═══ Data segment

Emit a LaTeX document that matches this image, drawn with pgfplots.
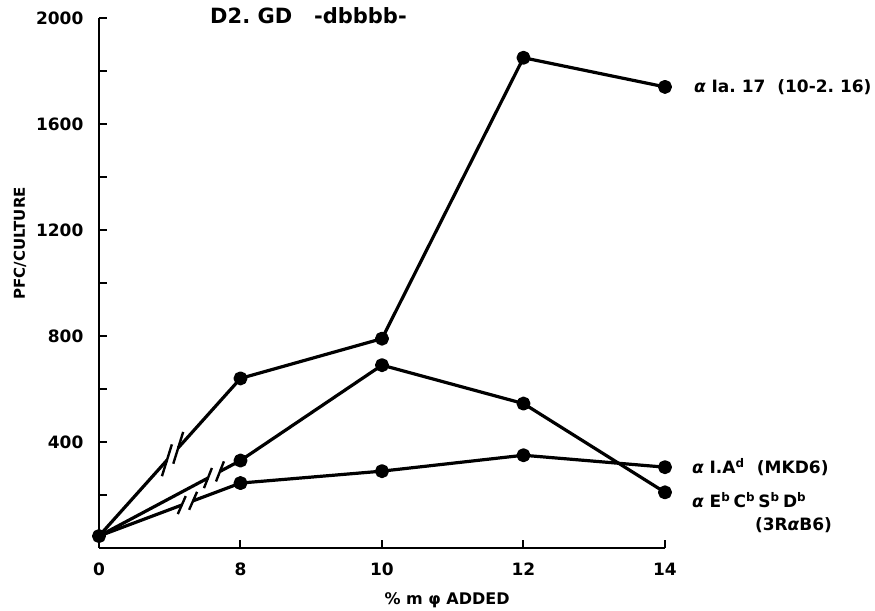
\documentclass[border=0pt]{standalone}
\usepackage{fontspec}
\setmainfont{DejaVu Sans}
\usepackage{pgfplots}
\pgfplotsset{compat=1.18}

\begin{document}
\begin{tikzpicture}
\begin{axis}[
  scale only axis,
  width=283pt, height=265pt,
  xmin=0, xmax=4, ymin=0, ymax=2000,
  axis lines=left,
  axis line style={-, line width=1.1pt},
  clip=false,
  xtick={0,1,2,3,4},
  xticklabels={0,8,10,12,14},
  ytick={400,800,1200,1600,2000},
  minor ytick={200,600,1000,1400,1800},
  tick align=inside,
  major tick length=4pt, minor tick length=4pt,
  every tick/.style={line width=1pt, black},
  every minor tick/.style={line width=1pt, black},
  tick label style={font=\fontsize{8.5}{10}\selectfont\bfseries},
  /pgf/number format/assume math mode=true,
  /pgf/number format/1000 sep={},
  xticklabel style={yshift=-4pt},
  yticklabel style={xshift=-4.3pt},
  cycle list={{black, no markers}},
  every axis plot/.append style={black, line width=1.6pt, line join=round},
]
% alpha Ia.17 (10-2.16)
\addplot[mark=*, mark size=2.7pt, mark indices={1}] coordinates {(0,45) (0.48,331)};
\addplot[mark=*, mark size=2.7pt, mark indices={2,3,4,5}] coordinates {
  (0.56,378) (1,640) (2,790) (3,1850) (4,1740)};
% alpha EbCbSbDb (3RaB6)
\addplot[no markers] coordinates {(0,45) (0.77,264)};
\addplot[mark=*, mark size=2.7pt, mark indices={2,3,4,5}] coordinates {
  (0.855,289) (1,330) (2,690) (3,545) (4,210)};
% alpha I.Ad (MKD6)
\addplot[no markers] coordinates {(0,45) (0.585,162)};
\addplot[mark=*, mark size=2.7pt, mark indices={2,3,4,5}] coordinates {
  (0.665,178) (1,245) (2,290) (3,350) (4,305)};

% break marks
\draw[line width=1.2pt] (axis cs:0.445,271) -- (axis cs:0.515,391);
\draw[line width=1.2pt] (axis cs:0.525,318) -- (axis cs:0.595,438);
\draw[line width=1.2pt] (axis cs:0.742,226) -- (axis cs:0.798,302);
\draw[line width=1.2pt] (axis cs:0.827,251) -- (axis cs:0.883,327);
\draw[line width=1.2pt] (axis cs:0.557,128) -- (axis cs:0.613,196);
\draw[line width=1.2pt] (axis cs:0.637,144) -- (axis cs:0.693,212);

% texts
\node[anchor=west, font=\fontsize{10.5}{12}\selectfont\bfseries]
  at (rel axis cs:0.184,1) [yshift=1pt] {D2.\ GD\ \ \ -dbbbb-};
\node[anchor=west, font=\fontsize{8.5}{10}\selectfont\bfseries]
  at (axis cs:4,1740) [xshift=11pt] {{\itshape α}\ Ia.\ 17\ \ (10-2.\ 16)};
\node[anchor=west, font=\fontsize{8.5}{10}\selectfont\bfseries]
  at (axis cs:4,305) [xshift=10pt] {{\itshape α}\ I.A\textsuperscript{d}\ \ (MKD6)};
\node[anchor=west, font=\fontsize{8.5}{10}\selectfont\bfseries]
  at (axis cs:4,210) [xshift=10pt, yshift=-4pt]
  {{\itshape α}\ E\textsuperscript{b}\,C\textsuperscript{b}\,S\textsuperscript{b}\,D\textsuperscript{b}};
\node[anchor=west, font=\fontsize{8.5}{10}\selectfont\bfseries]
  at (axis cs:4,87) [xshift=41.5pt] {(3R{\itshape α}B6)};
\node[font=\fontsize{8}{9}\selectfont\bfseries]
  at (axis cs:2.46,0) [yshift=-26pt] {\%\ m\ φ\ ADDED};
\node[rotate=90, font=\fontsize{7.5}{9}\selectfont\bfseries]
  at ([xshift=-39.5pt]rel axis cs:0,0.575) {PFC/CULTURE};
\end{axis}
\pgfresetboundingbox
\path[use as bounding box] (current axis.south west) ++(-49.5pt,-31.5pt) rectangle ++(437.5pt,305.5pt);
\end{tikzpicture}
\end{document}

══════

- Directive:
Copy out each line exactly, without the pictures.

- Exercise output:
Emit a LaTeX document that matches this image, drawn with pgfplots.
\documentclass[border=0pt]{standalone}
\usepackage{fontspec}
\setmainfont{DejaVu Sans}
\usepackage{pgfplots}
\pgfplotsset{compat=1.18}

\begin{document}
\begin{tikzpicture}
\begin{axis}[
  scale only axis,
  width=283pt, height=265pt,
  xmin=0, xmax=4, ymin=0, ymax=2000,
  axis lines=left,
  axis line style={-, line width=1.1pt},
  clip=false,
  xtick={0,1,2,3,4},
  xticklabels={0,8,10,12,14},
  ytick={400,800,1200,1600,2000},
  minor ytick={200,600,1000,1400,1800},
  tick align=inside,
  major tick length=4pt, minor tick length=4pt,
  every tick/.style={line width=1pt, black},
  every minor tick/.style={line width=1pt, black},
  tick label style={font=\fontsize{8.5}{10}\selectfont\bfseries},
  /pgf/number format/assume math mode=true,
  /pgf/number format/1000 sep={},
  xticklabel style={yshift=-4pt},
  yticklabel style={xshift=-4.3pt},
  cycle list={{black, no markers}},
  every axis plot/.append style={black, line width=1.6pt, line join=round},
]
% alpha Ia.17 (10-2.16)
\addplot[mark=*, mark size=2.7pt, mark indices={1}] coordinates {(0,45) (0.48,331)};
\addplot[mark=*, mark size=2.7pt, mark indices={2,3,4,5}] coordinates {
  (0.56,378) (1,640) (2,790) (3,1850) (4,1740)};
% alpha EbCbSbDb (3RaB6)
\addplot[no markers] coordinates {(0,45) (0.77,264)};
\addplot[mark=*, mark size=2.7pt, mark indices={2,3,4,5}] coordinates {
  (0.855,289) (1,330) (2,690) (3,545) (4,210)};
% alpha I.Ad (MKD6)
\addplot[no markers] coordinates {(0,45) (0.585,162)};
\addplot[mark=*, mark size=2.7pt, mark indices={2,3,4,5}] coordinates {
  (0.665,178) (1,245) (2,290) (3,350) (4,305)};

% break marks
\draw[line width=1.2pt] (axis cs:0.445,271) -- (axis cs:0.515,391);
\draw[line width=1.2pt] (axis cs:0.525,318) -- (axis cs:0.595,438);
\draw[line width=1.2pt] (axis cs:0.742,226) -- (axis cs:0.798,302);
\draw[line width=1.2pt] (axis cs:0.827,251) -- (axis cs:0.883,327);
\draw[line width=1.2pt] (axis cs:0.557,128) -- (axis cs:0.613,196);
\draw[line width=1.2pt] (axis cs:0.637,144) -- (axis cs:0.693,212);

% texts
\node[anchor=west, font=\fontsize{10.5}{12}\selectfont\bfseries]
  at (rel axis cs:0.184,1) [yshift=1pt] {D2.\ GD\ \ \ -dbbbb-};
\node[anchor=west, font=\fontsize{8.5}{10}\selectfont\bfseries]
  at (axis cs:4,1740) [xshift=11pt] {{\itshape α}\ Ia.\ 17\ \ (10-2.\ 16)};
\node[anchor=west, font=\fontsize{8.5}{10}\selectfont\bfseries]
  at (axis cs:4,305) [xshift=10pt] {{\itshape α}\ I.A\textsuperscript{d}\ \ (MKD6)};
\node[anchor=west, font=\fontsize{8.5}{10}\selectfont\bfseries]
  at (axis cs:4,210) [xshift=10pt, yshift=-4pt]
  {{\itshape α}\ E\textsuperscript{b}\,C\textsuperscript{b}\,S\textsuperscript{b}\,D\textsuperscript{b}};
\node[anchor=west, font=\fontsize{8.5}{10}\selectfont\bfseries]
  at (axis cs:4,87) [xshift=41.5pt] {(3R{\itshape α}B6)};
\node[font=\fontsize{8}{9}\selectfont\bfseries]
  at (axis cs:2.46,0) [yshift=-26pt] {\%\ m\ φ\ ADDED};
\node[rotate=90, font=\fontsize{7.5}{9}\selectfont\bfseries]
  at ([xshift=-39.5pt]rel axis cs:0,0.575) {PFC/CULTURE};
\end{axis}
\pgfresetboundingbox
\path[use as bounding box] (current axis.south west) ++(-49.5pt,-31.5pt) rectangle ++(437.5pt,305.5pt);
\end{tikzpicture}
\end{document}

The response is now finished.